Seit 2013 die Belt-and-Road-Initiative, die Neue Seidenstraße, ins Leben gerufen wurde, traten die Geschichte der antiken Seidenstraße und die Rolle Xinjiangs mit seinen Wüsten und Oasen ins Bewusstsein vieler Chinesen. Es wundert daher nicht, dass sich die Oasenstädte Turpan oder Kashgar zu Tourismusmagneten entwickelt haben. Dieser auf die Geschichte der Seidenstraße bezogene Tourismus hat einen nicht zu unterschätzenden Einfluss auf die Infrastruktur des autonomen Gebiets. Neben den modernen Flughäfen in Ürümqi und Kashgar empfangen noch über 20 weitere Airports die Gäste. Xinjiang ist auch an das Hochgeschwindigkeits- und das Autobahnnetz des Landes angeschlossen. Durch den Tourismus erhielt das wirtschaftliche Wachstum Xinjiangs neue Impulse. Die orientalischen Märkte in den Städten, wo Angehörige verschiedener ethnischer Gruppen, darunter auch zentralasiatischer Volksgruppen leben, quellen mit Touristen über. Noch wichtiger aber: Der Austausch zwischen den verschiedenen Ethnien stärkt das Nationalgefühl.
Viele Ausländer wünschen sich eine Reise nach China. Im November vergangenen Jahres kündigte Chinas Außenministerium für die fünf europäischen Länder Frankreich, Deutschland, Italien, Niederlande und Spanien sowie für Malaysia visafreie Einreisen für 15 Tage für Personen mit normalen Reisepässen an. Weitere Länder wie Australien, Neuseeland, Polen, die Schweiz, Ungarn und Österreich folgten.
Diese Maßnahme ist Teil der Bemühungen der chinesischen Regierung, die Tourismusbranche wiederzubeleben. Hierzu hat die Volksrepublik auch ein 144-Stunden-Transitvisum eingeführt. Mit ihm können ausländische Staatsangehörige aus 54 Ländern eine 72- bzw. 144-stündige visafreie Transitpolitik in Anspruch nehmen, um über Häfen und Städte des chinesischen Festlands in ein Drittland oder eine Region außerhalb zu reisen.

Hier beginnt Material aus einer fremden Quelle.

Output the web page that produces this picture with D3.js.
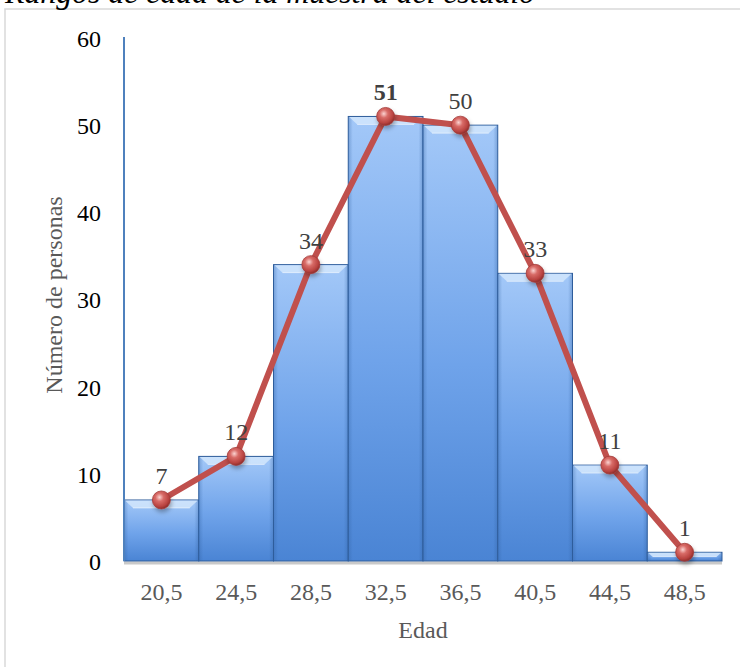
<!DOCTYPE html>
<html><head><meta charset="utf-8">
<script src="https://cdn.jsdelivr.net/npm/d3@7"></script>
<style>body{margin:0;background:#fff}svg{display:block}</style>
</head><body>
<svg id="c" width="740" height="667"></svg>
<script>
const categories = ["20,5","24,5","28,5","32,5","36,5","40,5","44,5","48,5"];
const values = [7,12,34,51,50,33,11,1];
const yTicks = [0,10,20,30,40,50,60];
const title = "Rangos de edad de la muestra del estudio";
const xTitle = "Edad";
const yTitle = "Número de personas";

(function(){
const svg = d3.select("#c");
const FONT = "'Liberation Serif', 'Times New Roman', serif";
const pLeft = 124, pRight = 722, pTop = 38, pBottom = 561;

const x = d3.scaleBand().domain(categories).range([pLeft, pRight]).padding(0);
const y = d3.scaleLinear().domain([0, 60]).range([pBottom, pTop]);

const defs = svg.append("defs");
const bg = defs.append("linearGradient").attr("id","barG").attr("x1",0).attr("y1",0).attr("x2",0).attr("y2",1);
bg.append("stop").attr("offset","0%").attr("stop-color","#a3c8f8");
bg.append("stop").attr("offset","55%").attr("stop-color","#6fa3ea");
bg.append("stop").attr("offset","100%").attr("stop-color","#4a84d4");
const sg = defs.append("linearGradient").attr("id","sideG").attr("x1",0).attr("y1",0).attr("x2",1).attr("y2",0);
sg.append("stop").attr("offset","0%").attr("stop-color","#2f5f9f").attr("stop-opacity",0.35);
sg.append("stop").attr("offset","6%").attr("stop-color","#2f5f9f").attr("stop-opacity",0);
sg.append("stop").attr("offset","94%").attr("stop-color","#2f5f9f").attr("stop-opacity",0);
sg.append("stop").attr("offset","100%").attr("stop-color","#2f5f9f").attr("stop-opacity",0.35);
const mg = defs.append("radialGradient").attr("id","mkG").attr("cx","40%").attr("cy","35%").attr("r","65%");
mg.append("stop").attr("offset","0%").attr("stop-color","#fbd3d1");
mg.append("stop").attr("offset","35%").attr("stop-color","#d86b67");
mg.append("stop").attr("offset","80%").attr("stop-color","#b8423f");
mg.append("stop").attr("offset","100%").attr("stop-color","#8e2e2c");
const f = defs.append("filter").attr("id","sh").attr("x","-50%").attr("y","-50%").attr("width","200%").attr("height","200%");
f.append("feDropShadow").attr("dx",1).attr("dy",3).attr("stdDeviation",2).attr("flood-color","#000").attr("flood-opacity",0.3);

// chart border
svg.append("rect").attr("x",5).attr("y",9).attr("width",760).attr("height",700)
  .attr("fill","none").attr("stroke","#d9d9d9").attr("stroke-width",1.5);

// title (partially cut off at top)
const t = svg.append("text").attr("x",5).attr("y",3).attr("font-family",FONT)
  .attr("font-style","italic").attr("font-size",28).attr("fill","#000").text(title);
const tl = t.node().getComputedTextLength();
t.attr("font-size", 28 * 530 / tl);

// x-axis base line
svg.append("line").attr("x1",pLeft).attr("x2",pRight).attr("y1",pBottom+2).attr("y2",pBottom+2)
  .attr("stroke","#c9c9c9").attr("stroke-width",3);

// bars
const bars = svg.append("g");
categories.forEach((c,i) => {
  const x0 = x(c), w = x.bandwidth(), y0 = y(values[i]), h = pBottom - y0;
  bars.append("rect").attr("x",x0).attr("y",y0).attr("width",w).attr("height",h)
    .attr("fill","url(#barG)").attr("stroke","#2e5c9a").attr("stroke-width",1);
  bars.append("rect").attr("x",x0).attr("y",y0).attr("width",w).attr("height",h)
    .attr("fill","url(#sideG)");
  const b = Math.min(8, h/2);
  bars.append("polygon")
    .attr("points",[[x0+1,y0+0.5],[x0+w-1,y0+0.5],[x0+w-1-b,y0+b],[x0+1+b,y0+b]].map(p=>p.join(",")).join(" "))
    .attr("fill","#cfe4fc").attr("opacity",0.9);
  bars.append("line").attr("x1",x0+1+b).attr("x2",x0+w-1-b).attr("y1",y0+b).attr("y2",y0+b)
    .attr("stroke","#ffffff").attr("stroke-opacity",0.5).attr("stroke-width",1);
});

// y axis
svg.append("line").attr("x1",pLeft).attr("x2",pLeft).attr("y1",pTop-1).attr("y2",pBottom)
  .attr("stroke","#4f81bd").attr("stroke-width",2);
const yAxis = d3.axisLeft(y).tickValues(yTicks).tickSize(0).tickPadding(0).tickFormat(d3.format("d"));
const ga = svg.append("g").attr("transform",`translate(${pLeft-23},0)`).call(yAxis);
ga.select(".domain").remove();
ga.selectAll("text").attr("font-family",FONT).attr("font-size",24).attr("fill","#000").attr("dy","0.35em");

// x axis labels
const xAxis = d3.axisBottom(x).tickSize(0).tickPadding(0);
const gx = svg.append("g").attr("transform",`translate(0,${pBottom})`).call(xAxis);
gx.select(".domain").remove();
gx.selectAll("text").attr("font-family",FONT).attr("font-size",24).attr("fill","#595959")
  .attr("y",39).attr("dy",0);

// axis titles
svg.append("text").attr("x",(pLeft+pRight)/2).attr("y",638).attr("text-anchor","middle")
  .attr("font-family",FONT).attr("font-size",24).attr("fill","#595959").text(xTitle);
svg.append("text").attr("transform","translate(62,295) rotate(-90)").attr("text-anchor","middle")
  .attr("font-family",FONT).attr("font-size",24).attr("fill","#595959").text(yTitle);

// line
const pts = categories.map((c,i)=>[x(c)+x.bandwidth()/2, y(values[i])]);
svg.append("path").attr("d", d3.line()(pts)).attr("fill","none")
  .attr("stroke","#c0504d").attr("stroke-width",6).attr("stroke-linejoin","round");
svg.append("g").selectAll("circle").data(pts).join("circle")
  .attr("cx",d=>d[0]).attr("cy",d=>d[1]).attr("r",9)
  .attr("fill","url(#mkG)").attr("stroke","#a33c3a").attr("stroke-width",0.8).attr("filter","url(#sh)");

// data labels
svg.append("g").selectAll("text").data(pts).join("text")
  .attr("x",d=>d[0]).attr("y",d=>d[1]-16).attr("text-anchor","middle")
  .attr("font-family",FONT).attr("font-size",24).attr("fill","#404040")
  .attr("font-weight",(d,i)=>values[i]===d3.max(values)?"bold":"normal")
  .text((d,i)=>values[i]);
})();
</script>
</body></html>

Dank günstiger politischer Maßnahmen wie dieser und einem verbesserten Tourismusangebot zeichnet sich ab, dass 2024 ein Rekordjahr für den chinesischen Tourismus werden dürfte. Kein Wunder also, dass in einigen wichtigen Transitstädten und touristischen Zielen wie Beijing, Shanghai und Chengdu Besucher aus verschiedenen Ländern mit Reisetaschen und Kameras zu den Sehenswürdigkeiten und beliebten Restaurants strömen. Nach Angaben der Nationalen Einwanderungsbehörde reisten bis zum 31. Mai dieses Jahres über zwölf Millionen Ausländer nach China ein, von denen rund sieben Millionen die visafreie Einreise in Anspruch nahmen. Die durchschnittliche tägliche Einreisezahl von Ausländern lag bei 79.000, was einem 1,9-fachen Anstieg gegenüber dem gleichen Zeitraum im Jahr 2023 entspricht.
Nach meiner Erfahrung während monatelanger privater Reisen durch China entspricht das in den westlichen Medien verbreitete negative Bild über die Volksrepublik nicht den konkreten Gegebenheiten, insbesondere Xinjiang betreffend. Vielfältige Berichte von ausländischen Einzelreisenden und Reisegruppen zeugen von den angenehmen Überraschungen während der Besuche der modernen Städte und touristischen Attraktionen Chinas. Für alle, die noch nicht in China waren: Es wird Zeit! Eine Chinareise ist in jedem Falle ein unvergessliches Erlebnis.
*Uwe Behrens ist langjähriger Chinakenner und war 27 Jahre unter anderem in China und Indien als Logistikmanager tätig.